3.What is the difference in how they depend on surface treatment?
Since neither material possesses inherent corrosion resistance, practical applications rely on surface treatment to meet corrosion resistance requirements. Commonly used treatment methods include:
Painting (such as spray painting on appliance housings), electroplating (such as galvanizing), and phosphating (to improve coating adhesion).
Even SPCD, whose inherent corrosion resistance is only slightly better than SPCC (the difference is negligible), cannot be omitted for corrosion protection; otherwise, it will quickly rust in a humid and polluted environment.
4.What are the differences in corrosion environments between the two in their application scenarios?

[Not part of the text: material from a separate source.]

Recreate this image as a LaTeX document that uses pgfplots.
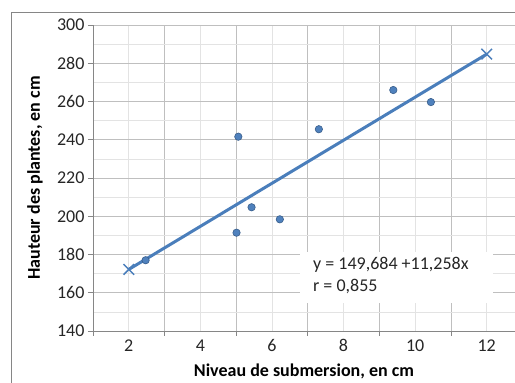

SPCC is primarily used in applications where surface appearance and molding precision requirements are lower (such as general mechanical brackets and toolbox housings). These applications may be in dry, indoor environments, or where corrosion life is less critical (such as metal parts with short-term use). Therefore, its surface treatment may be simpler (such as a single coat of paint or simple phosphating), and requirements for corrosion resistance details may be relatively relaxed.

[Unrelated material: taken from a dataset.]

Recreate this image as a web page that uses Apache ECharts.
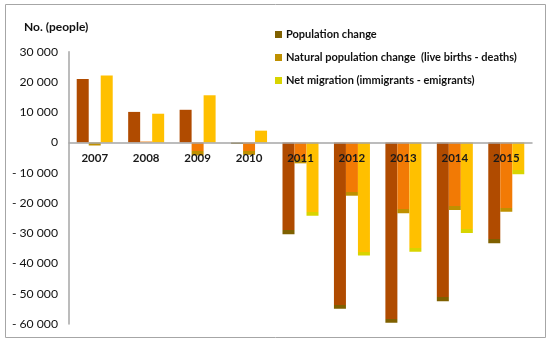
<!DOCTYPE html>
<html><head><meta charset="utf-8">
<script src="https://cdn.jsdelivr.net/npm/echarts@6/dist/echarts.min.js"></script>
<style>html,body{margin:0;padding:0;background:#fff}#c{width:550px;height:344px}</style>
</head><body><div id="c"></div>
<script>
const years = ['2007','2008','2009','2010','2011','2012','2013','2014','2015'];
const populationChange = [21000, 10100, 10800, -500, -30300, -55000, -59600, -52500, -33300];
const naturalChange = [-1000, 300, -4300, -4100, -6900, -17600, -23400, -22300, -22900];
const netMigration = [22100, 9500, 15600, 3900, -24200, -37400, -36100, -29900, -10500];
const seriesNames = ['Population change', 'Natural population change  (live births - deaths)', 'Net migration (immigrants - emigrants)'];
const yMin = -60000, yMax = 30000, yStep = 10000;

const FONT = 'Lato, "Open Sans", sans-serif';
const mainColors = ['#B04B00', '#F27A05', '#FFC000'];
const endColors = ['#7F6000', '#BF9000', '#D8D400'];
const gridTop = 51.7, gridBottom = 20, H = 344;
const plotH = H - gridTop - gridBottom;
const pxPerUnit = plotH / (yMax - yMin);
const zeroOffset = -(0 - yMin) * pxPerUnit;

function styledData(vals, i) {
  return vals.map(v => {
    const h = Math.abs(v) * pxPerUnit;
    if (v >= 0 || h < 6) {
      return { value: v, itemStyle: { color: v < 0 && h < 6 ? endColors[i] : mainColors[i] } };
    }
    const s = Math.max(0, 1 - 4 / h);
    return {
      value: v,
      itemStyle: {
        color: new echarts.graphic.LinearGradient(0, 0, 0, 1, [
          { offset: 0, color: mainColors[i] },
          { offset: s, color: mainColors[i] },
          { offset: Math.min(1, s + 0.001), color: endColors[i] },
          { offset: 1, color: endColors[i] }
        ])
      }
    };
  });
}

function fmt(v) {
  const a = Math.abs(v);
  let s = a >= 1000 ? Math.floor(a / 1000) + ' ' + String(a % 1000).padStart(3, '0') : String(a);
  return v < 0 ? '- ' + s : s;
}

const chart = echarts.init(document.getElementById('c'), null, { renderer: 'canvas' });
chart.setOption({
  animation: false,
  backgroundColor: '#fff',
  graphic: [
    { type: 'rect', shape: { x: 5.5, y: 4.5, width: 540, height: 333 }, style: { fill: 'none', stroke: '#a6a6a6', lineWidth: 1 }, z: -1 },
    { type: 'text', left: 24, top: 21, style: { text: 'No. (people)', font: 'bold 12px ' + FONT, fill: '#111' } }
  ],
  legend: {
    orient: 'vertical',
    left: 270,
    top: 24,
    itemWidth: 7,
    itemHeight: 7,
    itemGap: 12,
    icon: 'rect',
    selectedMode: false,
    textStyle: { fontFamily: FONT, fontWeight: 'bold', fontSize: 11, color: '#111', padding: [0, 0, 0, -1] },
    data: seriesNames.map((n, i) => ({ name: n, itemStyle: { color: endColors[i] } }))
  },
  grid: { left: 69, right: 18, top: gridTop, bottom: gridBottom, containLabel: false },
  xAxis: {
    type: 'category',
    data: years,
    z: 10,
    offset: zeroOffset,
    axisLine: { onZero: false, lineStyle: { color: '#a6a6a6', width: 1.5 } },
    axisTick: { show: false },
    axisLabel: { fontFamily: FONT, fontWeight: 'bold', fontSize: 11.5, color: '#1a1a1a', margin: 10 }
  },
  yAxis: {
    type: 'value',
    min: yMin,
    max: yMax,
    interval: yStep,
    axisLine: { show: true, lineStyle: { color: '#a6a6a6', width: 1.5 } },
    axisTick: { show: false },
    splitLine: { show: false },
    axisLabel: { fontFamily: FONT, fontSize: 12.2, color: '#111', margin: 11, formatter: v => fmt(v) }
  },
  series: [populationChange, naturalChange, netMigration].map((vals, i) => ({
    name: seriesNames[i],
    type: 'bar',
    barWidth: 12,
    barGap: '0%',
    color: endColors[i],
    data: styledData(vals, i)
  }))
});
</script></body></html>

SPCD is primarily used in high-precision molded parts (such as automotive interiors and precision appliance housings). These products not only require high appearance (rust directly affects the aesthetics) but may also be exposed to high humidity for extended periods (such as near washing machine drums and in car cabins). Therefore, while SPCD's inherent corrosion resistance improvement is limited, to ensure consistent quality for its high-precision applications, it may require more stringent surface treatment (such as multiple layers of electrophoretic coating or thicker zinc coatings) to ensure greater durability than SPCC-treated parts in comparable environments. (This is primarily due to differences in the treatment process, not the inherent corrosion resistance of the material itself.)
5.What is the difference between SPCC and SPCD in corrosion resistance applications?

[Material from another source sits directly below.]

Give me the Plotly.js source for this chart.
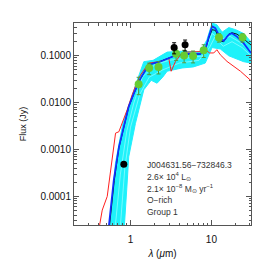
<!DOCTYPE html>
<html>
<head>
<meta charset="utf-8">
<script src="https://cdn.plot.ly/plotly-3.0.1.min.js"></script>
<style>html,body{margin:0;padding:0;background:#fff;}#chart{width:273px;height:273px;}</style>
</head>
<body>
<div id="chart"></div>
<script>
// Photometry (green, with errors)
const greenLam = [1.26, 1.70, 2.22, 3.66, 4.60, 5.94, 8.03, 12.4, 24.3];
const greenFlux = [0.0248, 0.0546, 0.058, 0.110, 0.101, 0.0985, 0.132, 0.246, 0.246];
const greenErr = [0.010, 0.015, 0.017, 0.030, 0.030, 0.028, 0.040, 0.050, 0.050];
// Photometry (black)
const blackLam = [0.826, 3.46, 4.73];
const blackFlux = [0.000485, 0.150, 0.172];
const blackErr = [0.00005, 0.040, 0.045];

// Red model
const redLam = [0.414, 0.447, 0.515, 0.594, 0.653, 0.718, 0.789, 0.91, 1.05, 1.21, 1.33, 1.68, 2.34, 2.97, 3.18, 3.6, 4.34, 5.0, 7.3, 8.4, 9.5, 10.7, 11.7, 12.9, 15.6, 18.9, 22.9, 30.9];
const redFlux = [2.4e-5, 5.1e-5, 1.0e-4, 7.1e-4, 2.24e-3, 2.4e-3, 3.6e-3, 7.1e-3, 0.0148, 0.0282, 0.0389, 0.0697, 0.0759, 0.0891, 0.0468, 0.0759, 0.115, 0.120, 0.123, 0.135, 0.115, 0.115, 0.135, 0.105, 0.0759, 0.0589, 0.0468, 0.0295];

// Blue model
const blueLam = [0.54, 0.62, 0.72, 0.83, 0.95, 1.1, 1.33, 1.68, 2.34, 3.4, 5.0, 7.3, 8.4, 9.3, 10.2, 11.2, 12.9, 14.2, 16.4, 17.9, 20.7, 25, 30.9];
const blueFlux = [2.4e-5, 2.24e-4, 1.15e-3, 3.39e-3, 8.3e-3, 0.0158, 0.0331, 0.0646, 0.0759, 0.0977, 0.110, 0.110, 0.135, 0.257, 0.427, 0.389, 0.240, 0.209, 0.282, 0.302, 0.257, 0.186, 0.115];

// Black model
const blkLam = [0.55, 0.63, 0.72, 0.83, 0.95, 1.1, 1.33, 1.68, 2.34, 3.4, 5.0, 7.3, 8.4, 9.3, 10.2, 11.2, 12.9, 14.2, 16.4, 18.0, 20.7, 25, 30.9];
const blkFlux = [2.4e-5, 2.2e-4, 1.1e-3, 3.3e-3, 8.1e-3, 0.0155, 0.0325, 0.064, 0.076, 0.098, 0.108, 0.108, 0.13, 0.24, 0.36, 0.35, 0.21, 0.20, 0.29, 0.31, 0.29, 0.23, 0.17];

// Cyan model grid envelope
const gridUpLam = [0.56, 0.65, 0.8, 1.0, 1.21, 1.46, 1.9, 2.84, 4.34, 7.3, 8.8, 10.2, 11.7, 13.6, 16.4, 20, 25, 30.9];
const gridUpFlux = [2.4e-5, 5e-4, 3.5e-3, 0.0115, 0.030, 0.075, 0.080, 0.120, 0.125, 0.120, 0.220, 0.50, 0.46, 0.32, 0.40, 0.36, 0.30, 0.20];
const gridLoLam = [0.84, 0.9, 0.95, 1.15, 1.46, 1.8, 2.13, 2.5, 2.84, 3.5, 4.34, 6, 8.4, 10.2, 12.9, 16.4, 20.7, 25, 30.9];
const gridLoFlux = [2.4e-5, 1.5e-4, 7e-4, 3.6e-3, 0.0188, 0.030, 0.026, 0.035, 0.047, 0.050, 0.055, 0.058, 0.070, 0.150, 0.140, 0.100, 0.085, 0.075, 0.070];
// Two individual grid models (light streaks inside the band)
const grid1Lam = [0.65, 0.75, 0.9, 1.1, 1.4, 2, 3, 5, 8, 10.2, 13, 17, 22, 30.9];
const grid1Flux = [2.4e-5, 3e-4, 2.5e-3, 0.010, 0.035, 0.065, 0.080, 0.090, 0.100, 0.30, 0.22, 0.26, 0.20, 0.13];
const grid2Lam = [0.75, 0.85, 1.0, 1.3, 1.7, 2.5, 4, 7, 9.5, 11, 14, 18, 24, 30.9];
const grid2Flux = [2.4e-5, 4e-4, 3e-3, 0.015, 0.035, 0.050, 0.070, 0.080, 0.150, 0.25, 0.16, 0.20, 0.15, 0.10];

const yTickVals = [1e-4, 1e-3, 1e-2, 1e-1];
const yTickText = ['0.0001', '0.0010', '0.0100', '0.1000'];
const xTickVals = [1, 10];
const xTickText = ['1', '10'];

const infoLines = ['J004631.56\u2212732846.3', '2.6\u00d7 10<sup>4</sup> L<sub>\u2299</sub>', '2.1\u00d7 10<sup>\u22128</sup> M<sub>\u2299</sub> yr<sup>\u22121</sup>', 'O\u2212rich', 'Group 1'];

function minorVals(lo, hi) {
  const v = [];
  for (let d = lo; d < hi; d++) {
    for (let m = 2; m <= 9; m++) v.push(m * Math.pow(10, d));
  }
  return v;
}

const polyLam = gridUpLam.concat(gridLoLam.slice().reverse());
const polyFlux = gridUpFlux.concat(gridLoFlux.slice().reverse());

const traces = [
  {x: polyLam, y: polyFlux, type: 'scatter', mode: 'lines', fill: 'toself',
   fillcolor: '#1ef2fa', line: {color: '#22eeff', width: 1}, hoverinfo: 'skip'},
  {x: grid1Lam, y: grid1Flux, type: 'scatter', mode: 'lines', line: {color: '#9ffcff', width: 0.7}},
  {x: grid2Lam, y: grid2Flux, type: 'scatter', mode: 'lines', line: {color: '#9ffcff', width: 0.7}},
  {x: redLam, y: redFlux, type: 'scatter', mode: 'lines', line: {color: '#ff2020', width: 1}},
  {x: blkLam, y: blkFlux, type: 'scatter', mode: 'lines', line: {color: '#111111', width: 1}},
  {x: blueLam, y: blueFlux, type: 'scatter', mode: 'lines', line: {color: '#1030ff', width: 1.7}},
  {x: greenLam, y: greenFlux, type: 'scatter', mode: 'markers',
   marker: {color: '#66cc33', size: 8},
   error_y: {type: 'data', array: greenErr, color: '#4f9a3c', thickness: 1, width: 2}},
  {x: blackLam, y: blackFlux, type: 'scatter', mode: 'markers',
   marker: {color: '#000000', size: 7},
   error_y: {type: 'data', array: blackErr, color: '#000000', thickness: 1, width: 2}}
];

const annotations = infoLines.map((t, i) => ({
  xref: 'paper', yref: 'paper', x: (145 - 74) / (250.7 - 74), y: 1 - ((165 + i * 11.8) - 23.3) / (225.3 - 23.3),
  xanchor: 'left', yanchor: 'middle', text: t, showarrow: false,
  font: {family: 'Liberation Sans, Arial, sans-serif', size: 8.5, color: '#333333'}
}));

const layout = {
  width: 273, height: 273,
  margin: {l: 74, r: 22.3, t: 23.3, b: 47.7},
  paper_bgcolor: '#ffffff', plot_bgcolor: '#ffffff',
  showlegend: false,
  font: {family: 'Liberation Sans, Arial, sans-serif', color: '#111111'},
  xaxis: {
    type: 'log', range: [Math.log10(0.2), Math.log10(30.9)],
    tickmode: 'array', tickvals: xTickVals, ticktext: xTickText,
    ticks: 'inside', ticklen: 5, tickcolor: '#555', tickwidth: 1,
    mirror: 'allticks', showline: true, linecolor: '#555', linewidth: 1,
    showgrid: false, zeroline: false, tickfont: {size: 10},
    ticklabelstandoff: 5,
    minor: {tickmode: 'array', tickvals: minorVals(-1, 2), ticks: 'inside', ticklen: 2.5, tickcolor: '#555', showgrid: false},
    title: {text: '<i>\u03bb</i> (<i>\u03bc</i>m)', font: {size: 10}, standoff: 5}
  },
  yaxis: {
    type: 'log', range: [-4.61, -0.30],
    tickmode: 'array', tickvals: yTickVals, ticktext: yTickText,
    ticks: 'inside', ticklen: 5, tickcolor: '#555', tickwidth: 1,
    mirror: 'allticks', showline: true, linecolor: '#555', linewidth: 1,
    showgrid: false, zeroline: false, tickfont: {size: 10},
    minor: {tickmode: 'array', tickvals: minorVals(-5, 0), ticks: 'inside', ticklen: 2.5, tickcolor: '#555', showgrid: false},
    title: {text: 'Flux (Jy)', font: {size: 9}, standoff: 12}
  },
  annotations: annotations
};

Plotly.newPlot('chart', traces, layout, {staticPlot: true, displayModeBar: false});
</script>
</body>
</html>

The differing precision and appearance requirements of different application scenarios indirectly lead to differences in the stringency of the surface treatment process. The core commonality between the two in terms of corrosion protection requirements is that external treatment is required to meet the corrosion resistance requirements in actual use. The corrosion resistance differences of the materials themselves do not affect the choice of application scenario.